• Given task: Extract all lines in the data that contain the word "matplotlib".

^^^^^^^^

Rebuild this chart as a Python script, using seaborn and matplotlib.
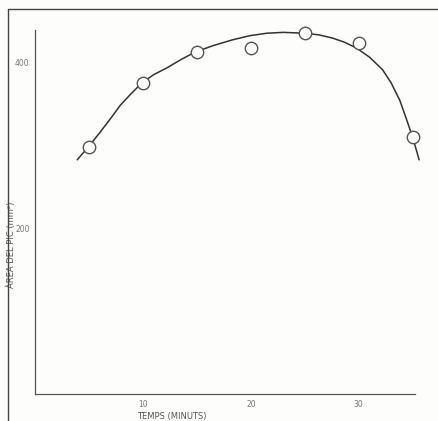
import matplotlib
matplotlib.use('Agg')
import matplotlib.pyplot as plt
import seaborn as sns
import pandas as pd
from matplotlib.lines import Line2D

# measured points
temps = [5, 10, 15, 20, 25, 30, 35]
area = [299, 376, 413, 418, 436, 424, 310]

# fitted curve
curve_x = [3.9, 4.9, 6.0, 7.0, 7.9, 8.9, 9.9, 11.0, 12.2, 13.5, 14.8, 16.5, 18.3, 19.9,
           21.5, 23.0, 25.0, 26.3, 27.6, 28.7, 29.8, 31.0, 32.2, 33.0, 33.8, 34.4, 35.0, 35.6]
curve_y = [283, 298, 316, 333, 349, 363, 376, 386, 394, 404, 413, 421, 428, 433,
           436, 437, 436, 434, 430, 425, 418, 407, 392, 376, 355, 333, 310, 283]

x_ticks = [10, 20, 30]
y_ticks = [200, 400]

points = pd.DataFrame({"temps": temps, "area": area})
curve = pd.DataFrame({"temps": curve_x, "area": curve_y})

sns.set_style("white")
plt.rcParams['font.family'] = ['DejaVu Sans']

fig = plt.figure(figsize=(4.39, 4.21), dpi=100, facecolor="#fdfdfb")
ax = fig.add_axes([0.08, 0.064, 0.865, 0.865])
ax.set_facecolor("#fdfdfb")

sns.lineplot(data=curve, x="temps", y="area", ax=ax, color="#333333", linewidth=1.1,
             sort=False, clip_on=False)
sns.scatterplot(data=points, x="temps", y="area", ax=ax, s=80, facecolor="#fdfdfb",
                edgecolor="#555555", linewidth=1.0, zorder=3, clip_on=False)

ax.set_xlim(0, 35.2)
ax.set_ylim(0, 440)
ax.set_xticks(x_ticks)
ax.set_yticks(y_ticks)
ax.tick_params(axis="both", labelsize=5.5, colors="#777777", length=2, width=0.6, pad=2)

for side in ["top", "right"]:
    ax.spines[side].set_visible(False)
for side in ["left", "bottom"]:
    ax.spines[side].set_color("#555555")
    ax.spines[side].set_linewidth(0.9)

ax.set_xlabel("TEMPS (MINUTS)", fontsize=6, color="#555555")
ax.set_ylabel("ÀREA DEL PIC (mm²)", fontsize=6, color="#555555")
ax.xaxis.set_label_coords(0.36, -0.05)
ax.yaxis.set_label_coords(-0.05, 0.41)

# scanned page frame
fig.add_artist(Line2D([8 / 439, 1], [1 - 9 / 421, 1 - 9 / 421], color="#444444", linewidth=1.0))
fig.add_artist(Line2D([8 / 439, 8 / 439], [0, 1 - 9 / 421], color="#444444", linewidth=1.0))

fig.savefig("out.png", dpi=100, facecolor=fig.get_facecolor())
plt.close(fig)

^^^^^^^^

• Complete answer:
Rebuild this chart as a Python script, using seaborn and matplotlib.
import matplotlib
matplotlib.use('Agg')
import matplotlib.pyplot as plt
from matplotlib.lines import Line2D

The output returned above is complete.